>> START RAW DATA

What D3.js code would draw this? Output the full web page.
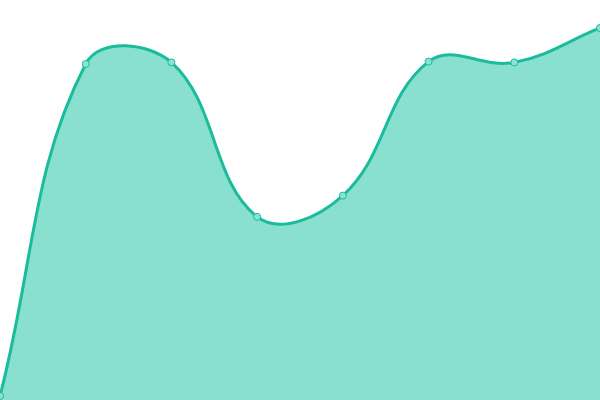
<!DOCTYPE html>
<html lang="en">
<head>
<style>
  body { margin: 0; background: #fff; }
  svg { display: block; }
</style>
<script src="https://d3js.org/d3.v7.min.js"></script>
</head>
<body>
<svg width="600" height="400"></svg>
<script>
var labels = [0, 1, 2, 3, 4, 5, 6, 7];
var values = [1, 84, 84.4, 45.8, 51.1, 84.6, 84.4, 93];

var svg = d3.select("svg"),
    width = +svg.attr("width"),
    height = +svg.attr("height");

var x = d3.scaleLinear().domain([0, labels.length - 1]).range([0, width]);
var y = d3.scaleLinear().domain([0, 100]).range([height, 0]);

var data = labels.map(function(d, i) { return { x: d, y: values[i] }; });

// spline with distance-weighted control points (tension 0.4)
function SplineCurve(context, t) { this._context = context; this._t = t; }
SplineCurve.prototype = {
  areaStart: function() { this._line = 0; },
  areaEnd: function() { this._line = NaN; },
  lineStart: function() { this._pts = []; },
  point: function(px, py) { this._pts.push([+px, +py]); },
  lineEnd: function() {
    var p = this._pts, n = p.length, c = this._context, t = this._t;
    if (n) {
      if (this._line) c.lineTo(p[0][0], p[0][1]); else c.moveTo(p[0][0], p[0][1]);
      var cps = p.map(function(cur, i) {
        var prev = p[Math.max(i - 1, 0)], next = p[Math.min(i + 1, n - 1)];
        var d01 = Math.hypot(cur[0] - prev[0], cur[1] - prev[1]),
            d12 = Math.hypot(next[0] - cur[0], next[1] - cur[1]),
            s = d01 + d12 || 1,
            fa = t * d01 / s, fb = t * d12 / s,
            dx = next[0] - prev[0], dy = next[1] - prev[1];
        return {
          px: cur[0] - fa * dx, py: Math.min(height, Math.max(0, cur[1] - fa * dy)),
          nx: cur[0] + fb * dx, ny: Math.min(height, Math.max(0, cur[1] + fb * dy))
        };
      });
      for (var i = 1; i < n; i++) {
        c.bezierCurveTo(cps[i - 1].nx, cps[i - 1].ny, cps[i].px, cps[i].py, p[i][0], p[i][1]);
      }
    }
    if (this._line || (this._line !== 0 && n === 1)) c.closePath();
    this._line = 1 - this._line;
  }
};
var curve = function(context) { return new SplineCurve(context, 0.4); };

var area = d3.area()
    .x(function(d) { return x(d.x); })
    .y0(height)
    .y1(function(d) { return y(d.y); })
    .curve(curve);

var line = d3.line()
    .x(function(d) { return x(d.x); })
    .y(function(d) { return y(d.y); })
    .curve(curve);

svg.append("path")
    .datum(data)
    .attr("d", area)
    .attr("fill", "#89e0cf");

svg.append("path")
    .datum(data)
    .attr("d", line)
    .attr("fill", "none")
    .attr("stroke", "#1abc9c")
    .attr("stroke-width", 3);

svg.selectAll(".dot")
    .data(data)
    .enter().append("circle")
    .attr("class", "dot")
    .attr("cx", function(d) { return x(d.x); })
    .attr("cy", function(d) { return y(d.y); })
    .attr("r", 3.5)
    .attr("fill", "#8ce3d2")
    .attr("stroke", "#1abc9c")
    .attr("stroke-width", 1);
</script>
</body>
</html>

>> END RAW DATA

• **SET PROBLEM**
Leave every image out, and retype the material exactly.

• **ANSWER BELOW**
What D3.js code would draw this? Output the full web page.
<!DOCTYPE html>
<html lang="en">
<head>
<style>
  body { margin: 0; background: #fff; }
  svg { display: block; }
</style>
<script src="https://d3js.org/d3.v7.min.js"></script>
</head>
<body>
<svg width="600" height="400"></svg>
<script>
var labels = [0, 1, 2, 3, 4, 5, 6, 7];
var values = [1, 84, 84.4, 45.8, 51.1, 84.6, 84.4, 93];

var svg = d3.select("svg"),
    width = +svg.attr("width"),
    height = +svg.attr("height");

var x = d3.scaleLinear().domain([0, labels.length - 1]).range([0, width]);
var y = d3.scaleLinear().domain([0, 100]).range([height, 0]);

var data = labels.map(function(d, i) { return { x: d, y: values[i] }; });

// spline with distance-weighted control points (tension 0.4)
function SplineCurve(context, t) { this._context = context; this._t = t; }
SplineCurve.prototype = {
  areaStart: function() { this._line = 0; },
  areaEnd: function() { this._line = NaN; },
  lineStart: function() { this._pts = []; },
  point: function(px, py) { this._pts.push([+px, +py]); },
  lineEnd: function() {
    var p = this._pts, n = p.length, c = this._context, t = this._t;
    if (n) {
      if (this._line) c.lineTo(p[0][0], p[0][1]); else c.moveTo(p[0][0], p[0][1]);
      var cps = p.map(function(cur, i) {
        var prev = p[Math.max(i - 1, 0)], next = p[Math.min(i + 1, n - 1)];
        var d01 = Math.hypot(cur[0] - prev[0], cur[1] - prev[1]),
            d12 = Math.hypot(next[0] - cur[0], next[1] - cur[1]),
            s = d01 + d12 || 1,
            fa = t * d01 / s, fb = t * d12 / s,
            dx = next[0] - prev[0], dy = next[1] - prev[1];
        return {
          px: cur[0] - fa * dx, py: Math.min(height, Math.max(0, cur[1] - fa * dy)),
          nx: cur[0] + fb * dx, ny: Math.min(height, Math.max(0, cur[1] + fb * dy))
        };
      });
      for (var i = 1; i < n; i++) {
        c.bezierCurveTo(cps[i - 1].nx, cps[i - 1].ny, cps[i].px, cps[i].py, p[i][0], p[i][1]);
      }
    }
    if (this._line || (this._line !== 0 && n === 1)) c.closePath();
    this._line = 1 - this._line;
  }
};
var curve = function(context) { return new SplineCurve(context, 0.4); };

var area = d3.area()
    .x(function(d) { return x(d.x); })
    .y0(height)
    .y1(function(d) { return y(d.y); })
    .curve(curve);

var line = d3.line()
    .x(function(d) { return x(d.x); })
    .y(function(d) { return y(d.y); })
    .curve(curve);

svg.append("path")
    .datum(data)
    .attr("d", area)
    .attr("fill", "#89e0cf");

svg.append("path")
    .datum(data)
    .attr("d", line)
    .attr("fill", "none")
    .attr("stroke", "#1abc9c")
    .attr("stroke-width", 3);

svg.selectAll(".dot")
    .data(data)
    .enter().append("circle")
    .attr("class", "dot")
    .attr("cx", function(d) { return x(d.x); })
    .attr("cy", function(d) { return y(d.y); })
    .attr("r", 3.5)
    .attr("fill", "#8ce3d2")
    .attr("stroke", "#1abc9c")
    .attr("stroke-width", 1);
</script>
</body>
</html>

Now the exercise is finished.